Protocole de Palerme
Le Canada est signataire du Protocole pour prévenir, réprimer et punir la traite des personnes, en particulier des femmes et des enfants, complétant la Convention des Nations Unies contre le crime organisé transnational (également connu comme le Protocole de Palerme). Comme suggéré par son nom, cet instrument considère la traite comme un crime plutôt qu’un problème des droits humains. Dès lors, les victimes de la traite seraient négligées. Néanmoins, le Protocole contient l’Article 6 : l’Assistance et la protection des victimes de la traite des personnes (qui envisage de mettre en œuvre des mesures en vue d’assurer le rétablissement physique, psychologique et social des victimes de la traite des personnes ) et l’Article 7 : le statut des victimes de la traite des personnes dans les États d’accueil ( l’article demande aux États d’envisager l’adoption des mesures qui « permettent aux victimes de la traite des personnes de rester sur son territoire, à titre temporaire ou permanent, lorsqu’il y a lieu.»)

 

Le Canada a des obligations de droits humains envers les victimes de la traite des personnes et des devoirs particuliers envers les enfants, sur la base de la Convention des Droits de l’Enfant.

 

L’entente sur le tiers pays sûr
Les gouvernements du Canada et des États-Unis ont signé une entente sur le tiers pays sûr en décembre 2002 et sa mise en application est actuellement en préparation.
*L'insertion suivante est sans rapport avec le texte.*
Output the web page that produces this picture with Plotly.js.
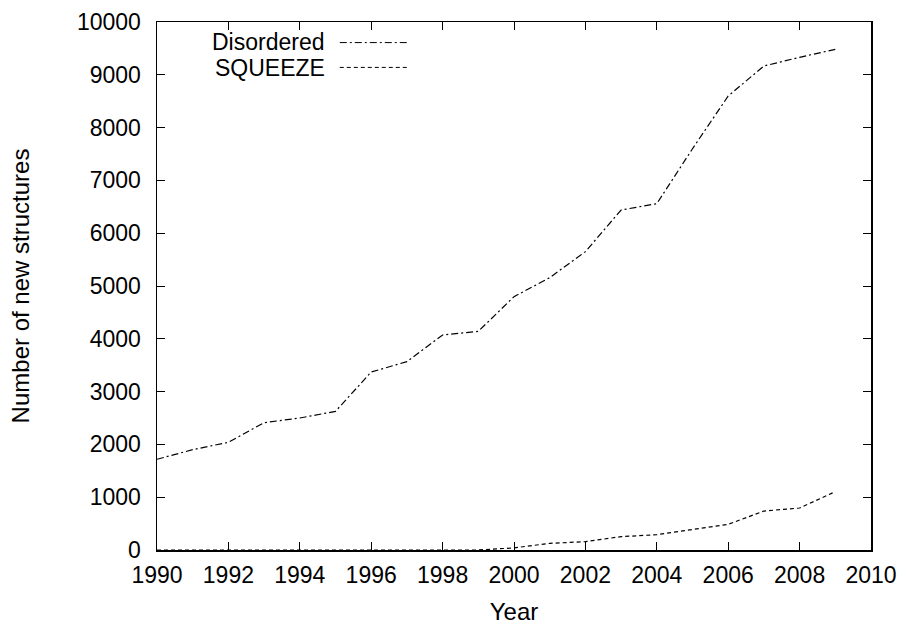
<!DOCTYPE html>
<html>
<head>
<meta charset="utf-8">
<script src="https://cdn.plot.ly/plotly-3.0.1.min.js"></script>
<style>html,body{margin:0;padding:0;background:#fff;}#chart{width:908px;height:626px;}</style>
</head>
<body>
<div id="chart"></div>
<script>
const years = [1990,1991,1992,1993,1994,1995,1996,1997,1998,1999,2000,2001,2002,2003,2004,2005,2006,2007,2008,2009];
const disordered = [1718,1900,2040,2412,2500,2626,3371,3567,4072,4141,4798,5158,5650,6439,6559,7600,8598,9167,9331,9483];
const squeeze = [0,0,0,0,0,0,0,0,0,0,40,126,158,253,290,391,486,738,795,1105];
const seriesNames = ["Disordered","SQUEEZE"];
const xTicks = [1990,1992,1994,1996,1998,2000,2002,2004,2006,2008,2010];
const yTicks = [0,1000,2000,3000,4000,5000,6000,7000,8000,9000,10000];

const dashDD = "7px,3px,2px,3px";
const dashSQ = "4px,3px";
const font = {family: "Liberation Sans, Arial, sans-serif", size: 23, color: "#000"};
const bigFont = {family: "Liberation Sans, Arial, sans-serif", size: 24, color: "#000"};
const legFont = {family: "Liberation Sans, Arial, sans-serif", size: 23, color: "#000"};

const traces = [
  {x: years, y: disordered, name: seriesNames[0], mode: "lines", line: {color: "#000", width: 1.2, dash: dashDD}},
  {x: years, y: squeeze, name: seriesNames[1], mode: "lines", line: {color: "#000", width: 1.2, dash: dashSQ}}
];

const axisCommon = {
  showgrid: false, zeroline: false, showline: true, linecolor: "#000", linewidth: 1.5,
  mirror: "allticks", ticks: "inside", ticklen: 8, tickwidth: 1, tickcolor: "#000",
  tickfont: font
};

const layout = {
  width: 908, height: 626,
  margin: {l: 157, r: 37, t: 22, b: 76},
  paper_bgcolor: "#fff", plot_bgcolor: "#fff",
  showlegend: false,
  font: font,
  xaxis: Object.assign({}, axisCommon, {range: [1990, 2010], tickvals: xTicks, ticktext: xTicks.map(String),
    ticklabelstandoff: 4, automargin: false,
    title: {text: "Year", font: bigFont, standoff: 16}}),
  yaxis: Object.assign({}, axisCommon, {range: [0, 10000], tickvals: yTicks, ticktext: yTicks.map(String),
    ticklabelstandoff: 10, automargin: false,
    title: {text: "Number of new structures", font: bigFont, standoff: 40}}),
  annotations: [
    {xref: "paper", yref: "paper", x: 0.236, y: 0.963, xanchor: "right", yanchor: "middle", text: seriesNames[0], showarrow: false, font: legFont, borderpad: 0},
    {xref: "paper", yref: "paper", x: 0.236, y: 0.912, xanchor: "right", yanchor: "middle", text: seriesNames[1], showarrow: false, font: legFont, borderpad: 0}
  ],
  shapes: [
    {type: "line", xref: "paper", yref: "paper", x0: 0.256, x1: 0.352, y0: 0.961, y1: 0.961, line: {color: "#000", width: 1, dash: dashDD}},
    {type: "line", xref: "paper", yref: "paper", x0: 0.256, x1: 0.352, y0: 0.914, y1: 0.914, line: {color: "#000", width: 1, dash: dashSQ}}
  ]
};

Plotly.newPlot("chart", traces, layout, {displayModeBar: false, staticPlot: true});
</script>
</body>
</html>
L’accord priverait les réfugiés, sauf quelques exceptions, du droit de revendiquer le statut de réfugiés à la frontière des États-Unis avec le Canada. La fermeture de cette porte aux réfugiés va en toute probabilité en jeter quelques-uns entre les mains des passeurs et des trafiquants qui offriront, moyennant un prix, des voies irrégulières et potentiellement dangereuses d’entrer au Canada pour faire leur revendication. Le Comité permanent de la Citoyenneté et de l’Immigration a soulevé ses inquiétudes concernant ce danger dans son rapport sur le tiers pays sûr en décembre 2002.

 

Le projet du CCR sur la traite
Le Conseil canadien pour les réfugiés a lancé son projet en 2003 dans le but de développer la capacité des ONG canadiennes de répondre adéquatement aux besoins des personnes victimes de la traite au Canada, surtout les femmes et les filles, et d’œuvrer pour l’éradication du travail forcé au Canada. Le projet a organisé une série de rencontres, à l’échelle régionale et pan-canadienne, afin de consulter les ONG, de réseauter et d’élaborer des recommandations.  Un rapport, La traite des Femmes et des Filles, Rapport des réunions, a été publié et est disponible au www.ccrweb.ca/trafffr.htm. Depuis lors, le projet a soutenu la poursuite des réunions dans les régions, se fixant comme objectif de faire avancer les recommandations, surtout en ce qui a trait à la sensibilisation du public et à la promotion de mesures de protection des personnes victimes de la traite.